- The Washington Times - Tuesday, December 30, 2003

There was a media firestorm when it was “discovered” that the United States was only going to allow American and allied companies to bid on $18.6 billion of Iraq reconstruction projects. Yet, this was old news. When the Pentagon set up its Office of Reconstruction and Humanitarian Assistance, its mandate was to make contracts only with American firms. The U.S. Agency for International Development had similar rules. As USAID Administrator Andrew Natsios said in April, “Some countries have complained that they were not invited to bid for these projects, which are funded by U.S. taxpayers.” He then noted that “foreign aid agencies in most countries try to award contracts to their own companies, supporting business at home while delivering assistance abroad — just as Americans want to see their tax dollars support jobs at home.”
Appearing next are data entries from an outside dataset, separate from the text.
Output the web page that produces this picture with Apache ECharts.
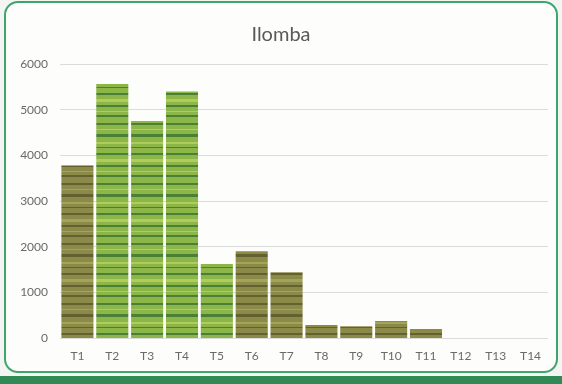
<!DOCTYPE html>
<html>
<head>
<meta charset="utf-8">
<script src="https://cdn.jsdelivr.net/npm/echarts@6/dist/echarts.min.js"></script>
<style>
  html, body { margin: 0; padding: 0; background: #f4f5f2; }
  #frame {
    position: absolute; left: 4px; top: 1px; width: 550px; height: 368px;
    border: 2px solid #3fa56a; border-radius: 14px; background: #fdfdfc;
  }
  #band { position: absolute; left: 0; top: 376px; width: 562px; height: 8px; background: #2f8a55; }
  #main { position: absolute; left: 0; top: 0; width: 562px; height: 384px; }
</style>
</head>
<body>
<div id="frame"></div>
<div id="band"></div>
<div id="main"></div>
<script>
  // 数据
  var categories = ['T1', 'T2', 'T3', 'T4', 'T5', 'T6', 'T7', 'T8', 'T9', 'T10', 'T11', 'T12', 'T13', 'T14'];
  var values = [3780, 5560, 4750, 5400, 1620, 1900, 1440, 285, 260, 370, 195, 0, 0, 0];
  // 每根柱子的纹理色调：g = 绿色, b = 褐色
  var tones = ['b', 'g', 'g', 'g', 'g', 'b', 'b', 'b', 'b', 'b', 'b', 'b', 'b', 'b'];

  // 条纹纹理 (固定的条纹，不用随机数)
  function stripes(base, dark, light) {
    var c = document.createElement('canvas');
    c.width = 8; c.height = 60;
    var ctx = c.getContext('2d');
    ctx.fillStyle = base;
    ctx.fillRect(0, 0, 8, 60);
    var rows = [[3, 2, dark], [9, 1, light], [14, 3, dark], [22, 2, light], [27, 1, dark],
                [33, 2, dark], [39, 3, light], [45, 2, dark], [51, 1, light], [55, 2, dark]];
    rows.forEach(function (r) {
      ctx.fillStyle = r[2];
      ctx.fillRect(0, r[0], 8, r[1]);
    });
    return c;
  }
  var greenTex = stripes('#8db648', '#4a8036', '#b0cc5c');
  var brownTex = stripes('#8c8a48', '#63612f', '#a4a457');

  var myChart = echarts.init(document.getElementById('main'));
  var option = {
    animation: false,
    title: {
      text: 'Ilomba',
      left: 'center',
      top: 20,
      textStyle: { fontFamily: 'Lato', fontSize: 20, fontWeight: 'normal', color: '#595959' }
    },
    grid: { left: 60, right: 14, top: 64, bottom: 46 },
    xAxis: {
      type: 'category',
      data: categories,
      axisLine: { show: false },
      axisTick: { show: false },
      axisLabel: { color: '#6a6a6a', fontFamily: 'Lato', fontSize: 12, margin: 12 }
    },
    yAxis: {
      type: 'value',
      min: 0,
      max: 6000,
      interval: 1000,
      axisLabel: {
        color: '#6a6a6a', fontFamily: 'Lato', fontSize: 12, margin: 12,
        formatter: function (v) { return String(v); }
      },
      splitLine: { lineStyle: { color: '#dcdcdc' } }
    },
    series: [
      {
        type: 'bar',
        barCategoryGap: '8%',
        data: values.map(function (v, i) {
          return {
            value: v,
            itemStyle: {
              color: { image: tones[i] === 'g' ? greenTex : brownTex, repeat: 'repeat' }
            }
          };
        })
      }
    ]
  };
  myChart.setOption(option);
</script>
</body>
</html>
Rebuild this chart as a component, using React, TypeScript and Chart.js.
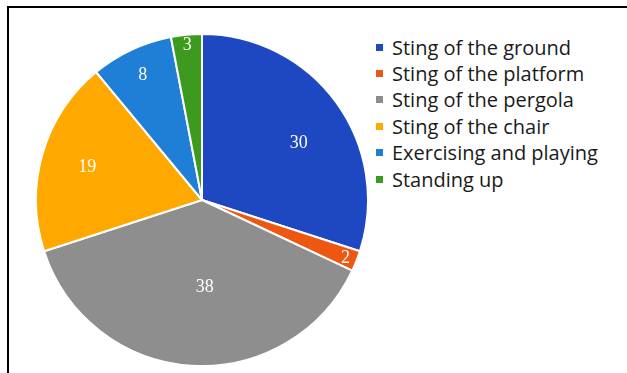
import React, { useEffect, useRef } from "react";
import { Chart, registerables } from "chart.js";

Chart.register(...registerables);

const categories = [
  "Sting of the ground",
  "Sting of the platform",
  "Sting of the pergola",
  "Sting of the chair",
  "Exercising and playing",
  "Standing up",
];
const values = [30, 2, 38, 19, 8, 3];
const colors = ["#1d48c2", "#ee5712", "#8e8e8e", "#ffa900", "#1f7fd6", "#3c9a1e"];
const labelRadiusFactors = [0.68, 0.93, 0.52, 0.72, 0.84, 0.94];
const labelAngleShiftDeg = [5, 0, -5.5, 0, 0, 0];

const labelPlugin = {
  id: "sliceLabels",
  afterDatasetsDraw(chart: any) {
    const ctx = chart.ctx;
    const meta = chart.getDatasetMeta(0);
    ctx.save();
    ctx.fillStyle = "#ffffff";
    ctx.font = "18px 'Liberation Serif', 'DejaVu Serif', serif";
    ctx.textAlign = "center";
    ctx.textBaseline = "middle";
    meta.data.forEach((arc: any, i: number) => {
      const p = arc.getProps(["x", "y", "startAngle", "endAngle", "outerRadius"], true);
      const mid = (p.startAngle + p.endAngle) / 2 + (labelAngleShiftDeg[i] * Math.PI) / 180;
      const r = p.outerRadius * labelRadiusFactors[i];
      ctx.fillText(String(values[i]), p.x + Math.cos(mid) * r, p.y + Math.sin(mid) * r + 1);
    });
    ctx.restore();
  },
};

export default function App() {
  const ref = useRef<HTMLCanvasElement>(null);
  useEffect(() => {
    document.body.style.margin = "0";
    const chart = new Chart(ref.current!, {
      type: "pie",
      data: {
        labels: categories,
        datasets: [
          {
            data: values,
            backgroundColor: colors,
            borderColor: "#ffffff",
            borderWidth: 2,
          },
        ],
      },
      options: {
        animation: false,
        responsive: false,
        maintainAspectRatio: false,
        layout: { padding: 0 },
        plugins: { legend: { display: false }, tooltip: { enabled: false } },
      },
      plugins: [labelPlugin],
    });
    return () => chart.destroy();
  }, []);

  return (
    <div style={{ position: "relative", width: 627, height: 373, background: "#fff", overflow: "hidden" }}>
      <div
        style={{
          position: "absolute",
          left: 7,
          top: 6,
          width: 640,
          height: 400,
          borderLeft: "2px solid #000",
          borderTop: "2px solid #000",
        }}
      />
      <canvas
        ref={ref}
        width={334}
        height={334}
        style={{ position: "absolute", left: 35, top: 33, width: 334, height: 334 }}
      />
      <div style={{ position: "absolute", left: 376, top: 34 }}>
        {categories.map((c, i) => (
          <div
            key={c}
            style={{
              display: "flex",
              alignItems: "center",
              height: 26.4,
              fontFamily: "'Open Sans', 'Noto Sans', sans-serif",
              fontSize: 20,
              color: "#1a1a1a",
              whiteSpace: "nowrap",
            }}
          >
            <span
              style={{ display: "inline-block", width: 7, height: 7, background: colors[i], marginRight: 9 }}
            />
            <span>{c}</span>
          </div>
        ))}
      </div>
    </div>
  );
}
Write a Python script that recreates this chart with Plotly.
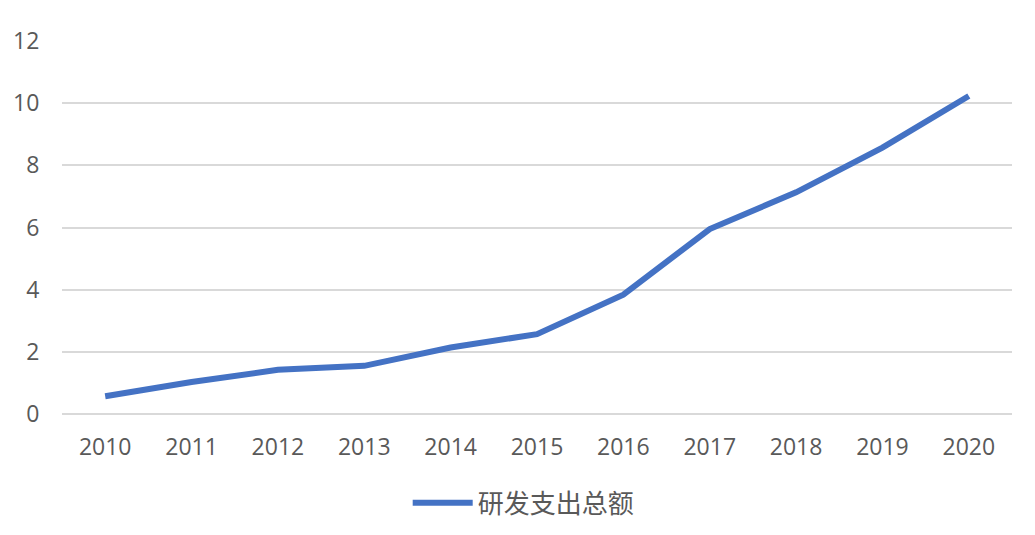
import plotly.graph_objects as go

years = ["2010", "2011", "2012", "2013", "2014", "2015", "2016", "2017", "2018", "2019", "2020"]
rd_total = [0.57, 1.03, 1.42, 1.55, 2.14, 2.57, 3.84, 5.95, 7.13, 8.57, 10.23]
series_name = "研发支出总额"

fig = go.Figure()
fig.add_trace(go.Scatter(x=years, y=rd_total, mode="lines", name=series_name,
                         line=dict(color="#4472C4", width=6)))

fig.update_layout(
    width=1035, height=535,
    margin=dict(l=54, r=31, t=33, b=129),
    paper_bgcolor="white", plot_bgcolor="white",
    font=dict(family="Open Sans, Noto Sans CJK SC", size=23, color="#595959"),
    showlegend=True,
    legend=dict(orientation="h", x=0.486, xanchor="center", y=-0.238, yanchor="middle",
                itemwidth=60, font=dict(family="Noto Sans CJK SC", size=26, color="#595959")),
)
fig.update_xaxes(type="category", range=[-0.5, 10.5], showgrid=False,
                 showline=False, zeroline=False, automargin=False,
                 ticks="outside", ticklen=12, tickcolor="rgba(0,0,0,0)")
fig.update_yaxes(range=[0, 12], dtick=2, showgrid=True, gridcolor="#D9D9D9", gridwidth=1.5,
                 zeroline=True, zerolinecolor="#D9D9D9", zerolinewidth=1.5, showline=False,
                 automargin=False,
                 ticks="outside", ticklen=17, tickcolor="rgba(0,0,0,0)")

fig.write_html("out.html")
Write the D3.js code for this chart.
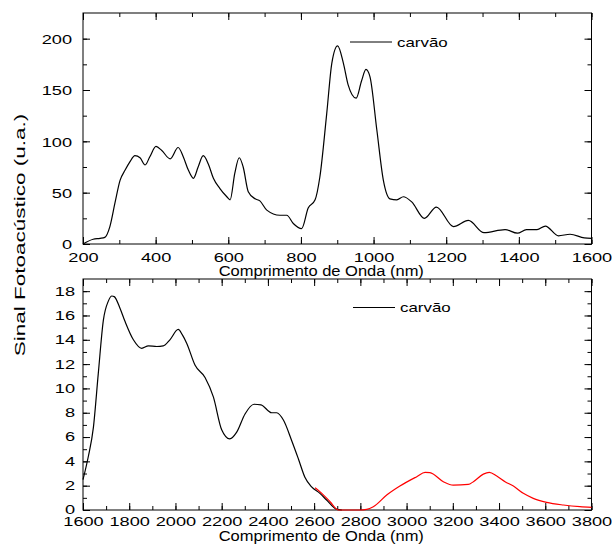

As Washington administers postwar Iraq, it must combine economics with geopolitics. If foreign governments and corporations are free to act against U.S. interests without cost to themselves, how can they be deterred from doing so again? France, Germany, Russia and China bet on the wrong horse when they backed Saddam Hussein against the U.S.-led coalition and deserve to lose their stakes. Economic policy should be used to strengthen coalition-Iraqi ties, not open the door for foreign interests to establish factions hostile to coalition objectives.

Accusations that Bush administration policy is “spiteful unilateralism” are pure nonsense. The alignment of Britain, Italy, Spain, Japan, Poland and some two dozen other countries supporting the United States is just as multilateral as the opposing alignment. The claim that France and Germany would reject U.S. initiatives to lessen Iraq’s international debt burden also proved wrong, as special envoy James Baker received pledges from both France and Germany that they would cooperate in writing down Iraq’s debts. Indeed, the U.S. hardline on contracts may have strengthened Mr. Baker’s hand by demonstrating Washington’s willingness to impose economic costs on noncooperative governments.

The European Commission may still file a complaint with the World Trade Organization. Under the Government Procurement Agreement (GPA), governments in most cases must allow international bidding, and treat domestic and foreign firms equally. Signed as part of the Uruguay Round that created the WTO, the GPA is actually a separate agreement that only 28 nations have signed. Unfortunately, the United States is one of them (though Iraq is not).

Governments have long used procurement to support domestic industry, particularly public infrastructure, national defense and other strategic sectors. It is both good politics and sound economics for money taken out of the economy through taxes or borrowing to be plowed back into the economy via procurement. The United States, with a $2 trillion federal budget, is well positioned to make use of such policies itself. Instead, the Clinton administration chose to give up this sovereign advantage in the hope of opening foreign markets. The results have not been encouraging.

Article V of the GPA takes into account “the development, financial and trade needs of developing countries” so that they can continue to restrict procurement to “promote the establishment or development of domestic industries.” In developing countries, the general population is too poor to present an attractive market. The only customer with money is the government. Thus, opening procurement in developing countries would make sense as a U.S. objective, but the GPA did not do this. Even with substantial exemptions from GPA rules, most developing countries have refused to sign the agreement.

GPA Article XVI bans the use of offsets “in the qualification and selection” of suppliers. Yet, as the U.S. Commerce Department’s Bureau of Industry and Security has reported,I “Today, virtually all of the defense trading partners of the United States impose some type of offset requirement. … Developed countries with established defense industries are using offsets to channel work or technology to their domestic defense companies. Countries with newly industrialized economies are utilizing both military and commercial related offsets that involve the transfer of technology and know-how.”

The GPA allows “the protection of essential security interests relating to the procurement of arms, ammunition or war materials, or to procurement indispensable for national security or for national defense purposes.” The United States, however, is abandoning support for its own defense industry. When the House Armed Services Committee earlier this year proposed reforms to bolster the domestic production of critical weapons systems and technology for U.S. armed forces, U.S. Trade Representative Robert Zoellick objected because it was inconsistent with his trade philosophy.

Despite the exemptions for developing countries and national defense, the GPA extols the same principle of nondiscrimination underlying the entire WTO system that Mr. Zoellick embraces. But nondiscrimination between citizens and aliens, friends and foes, is an entirely wrongheaded notion. There is a natural hierarchy, moral as well as practical, that will lead a responsible government to discriminate. First comes concern for one’s own country and its people, as national capabilities create the foundation for both prosperity and security. Then comes consideration due allies for mutual support. Neutrals deserve no special consideration unless induced to become allies. And rivals are to be denied the economic and other means needed to advance their opposing agendas. The Iraq model fits reality and should be continued, the WTO model is a dangerous sophistry that should be abandoned.

William R. Hawkins is senior fellow for National Security Studies at the U.S. Business and Industry Council.